Twitter is a characteristic case where you need many different clustered sets for the same data (tweets) to power different peoples feeds. I believe twitter just stores many copies of tweets in different clusters in Redis- basically the same as having a (author_id, ts) primary key tweets table and a (follower_id, ts) primary key feed table, both having tweet data inlined. If one clustered table isn’t enough, use two.

scosman2 years ago
I made same comment elsewhere before finding this comment. I can vouch for this speed up in the ratio of records per page. It is very real. Only applies for small records where you can pack many rows into a page, and where you can cleanly partition by user/tenant, but that’s common enough.

I will say: we kept every table we didn’t have to migrate for perf reasons in Postgres, and never regretted it.

Edit: and the index “fix” for Postgres doesn’t work often. Postgres will validate the row on disk, even if it’s in the index, if the page’s visibility map isn’t set. If you data isn’t write once, there’s a decent chance your page is dirty and it will still make the “heap” fetch.

boloust2 years ago
When using clustered indexes, one tradeoff is that if a non-clustered index isn't covering for a query, it will need to perform B-tree traversals to find rows in the clustered index. This can significantly increase the amount of (at least logical) IO compared to heap tables, where the non-clustered indexes can refer directly to the row id.

Because you can only have a single clustered index, you're effectively paying for efficient range queries on a single clustering key by making all other queries slower.

This tradeoff may or may not be worth it depending on your query patterns. In my experience, you can often get away with adding some subset of columns to a non-clustered index to make it covering, and get efficient range queries without making a copy of the entire dataset.

And even with clustered indexes, as soon as you want a range query that's not supported by your clustered index, you're faced with the exact same choices, except that you have to pay the cost of the extra B-tree traversals.

srcreighboloust2 years ago
Appreciate the thoughtfulness. I believe the branching factor of even wide keyed tables don’t add significant cost to point lookups. At most one or two extra disk pages needing to be read.

Example: 80 bytes keys gives you branching factor of roughly 100. 10M rows and you can pack say 20 rows per page. That’s a 4GB table, give or take. That btree still only has 3 intermediate layers and primary data on a 4th layer. (Calculation is log(10M/20/0.75)/log(100)+1.) The first two layers take up less than a megabyte of ram and are therefore easily cached. So you wind up only needing 2 disk reads for the final two layers. Unless Postgres is caching the entire index for point lookups, it should come out about even.

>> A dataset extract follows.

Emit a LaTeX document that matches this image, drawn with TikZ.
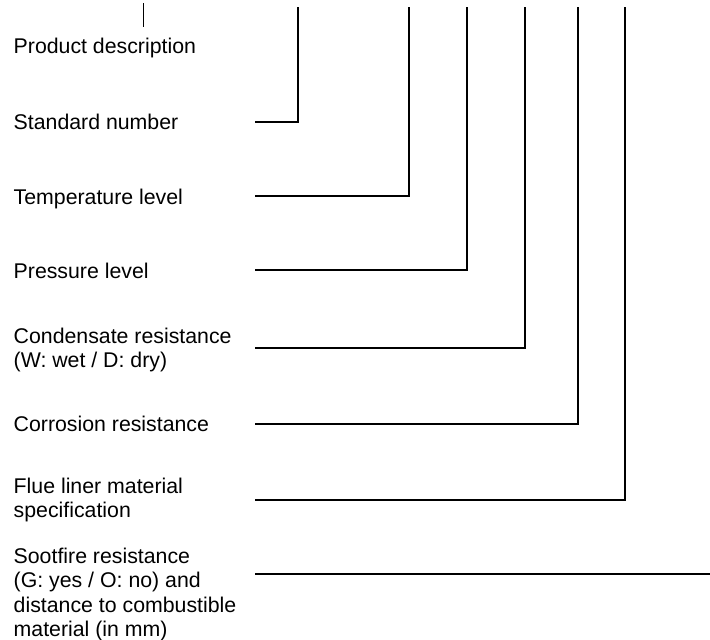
\documentclass[tikz,border=0pt]{standalone}
\usepackage{fontspec}
\setmainfont{Liberation Sans}
\begin{document}
\begin{tikzpicture}[x=1pt,y=-1pt,
  lbl/.style={anchor=base west,inner sep=0pt,font=\fontsize{21.3}{24.5}\selectfont},
  lead/.style={line width=2pt,line cap=rect},
  thinlead/.style={line width=1pt}]
\useasboundingbox (0,0) rectangle (710,640);
% labels
\node[lbl] (l0) at (13.5,53) {Product description};
\node[lbl] (l1) at (13.5,129) {Standard number};
\node[lbl] (l2) at (13.5,204) {Temperature level};
\node[lbl] (l3) at (13.5,278) {Pressure level};
\node[lbl] (l4) at (13.5,343.3) {\begin{tabular}[t]{@{}l@{}}Condensate resistance\\(W: wet / D: dry)\end{tabular}};
\node[lbl] (l5) at (13.5,431) {Corrosion resistance};
\node[lbl] (l6) at (13.5,493.3) {\begin{tabular}[t]{@{}l@{}}Flue liner material\\specification\end{tabular}};
\node[lbl] (l7) at (13.5,563.3) {\begin{tabular}[t]{@{}l@{}}Sootfire resistance\\(G: yes / O: no) and\\distance to combustible\\material (in mm)\end{tabular}};
% connector ends
\coordinate (p0) at (143.5,3);
\coordinate (q0) at (143.5,27);
\coordinate (s1) at (256,122);  \coordinate (t1) at (298,8);
\coordinate (s2) at (256,196);  \coordinate (t2) at (408.5,8);
\coordinate (s3) at (256,270);  \coordinate (t3) at (466.5,8);
\coordinate (s4) at (256,348);  \coordinate (t4) at (525,8);
\coordinate (s5) at (256,424);  \coordinate (t5) at (578,8);
\coordinate (s6) at (256,500);  \coordinate (t6) at (625,8);
\coordinate (s7) at (256,574);  \coordinate (t7) at (710,574);
% connectors
\draw[thinlead] (p0) -- (q0);
\draw[lead] (s1) -| (t1);
\draw[lead] (s2) -| (t2);
\draw[lead] (s3) -| (t3);
\draw[lead] (s4) -| (t4);
\draw[lead] (s5) -| (t5);
\draw[lead] (s6) -| (t6);
\draw[lead] (s7) -- (t7);
\end{tikzpicture}
\end{document}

Can’t find any resource saying that btree height exceeds 5, so I’m thinking it’s at worst 2x the (very small) disk read cost vs Postgres.

arp2422 years ago
I've definitely run in to these kind of issues and learned about them the hard way, but I found that in PostgreSQL it's quite a bit easier to understand what is actually going on due to better documentation and tooling, and I've found this very valuable. Maybe it's just because I've spent more time with PostgreSQL than MariaDB, but MariaDB has often left me quite a bit more confused (on performance, but also other topics).
frodowtf2 years ago
That was a great read in contrast to all the "there's no reason to use mysql" nonsense in this thread
srcreighfrodowtf2 years ago
That's what I'm going for! I love this type of info, so against the grain and useful it's basically a scandal. :-) Check out your sibling comment about pg_repack though, it's a really awesome PG perf improvement tool.
singron2 years ago
If your pg database improves with CLUSTER, you can use pg_repack instead to achieve the same effect without downtime. Besides reordering the heap, it will also clear out bloat from the heap and indexes. I highly recommend partitioning if you have heavy write traffic on large tables since that will keep overhead low and make it complete faster.
srcreighsingron2 years ago
Thanks. I actually thought of similar pg_repack concept on my own a couple days ago (influenced by gh-ost probably..) I was googling stuff like how to switch a PG replica to master. I was imagining having 2 dbs and running CLUSTER on the inactive one. Probably wouldn't work but anyways I found about pg_repack after researching.

I'm now super interested in the perf aspects of running pg_repack. It would definitely require scratch storage space to be able to copy over the largest table in the DB (I'd guess 2.1x the largest table vs 2x the total DB size). I imagine repacking isn't as efficient as putting stuff into a B-tree. But I wouldn't expecting it to be anything like 50x worse like I portrayed above.

singron srcreigh2 years ago
It does CREATE TABLE ... AS SELECT * FROM table ORDER BY, which isn't too bad. Then it runs CREATE INDEX for all your indexes, which is usually faster than CREATE INDEX CONCURRENTLY. However, while these are running, a trigger is inserting records for all new writes into a special log table. Once all the indexes are created, it replays that log table until it's empty, and then it briefly locks the source table, flushes the last bit of the log table, and swaps the tables.

If you have a lot of write traffic, that log table will get really big, and pg_repack will have to do a lot of work to replay it. It's possible that the log table grows faster than pg_repack can replay it, which will cause it to never finish and eventually exhaust your storage space. You can also run into an issue where the log table never gets completely empty, and pg_repack never initiates that final lock and swap.

Partitioning helps a lot because it divides both the size of the tables and the write traffic to each table.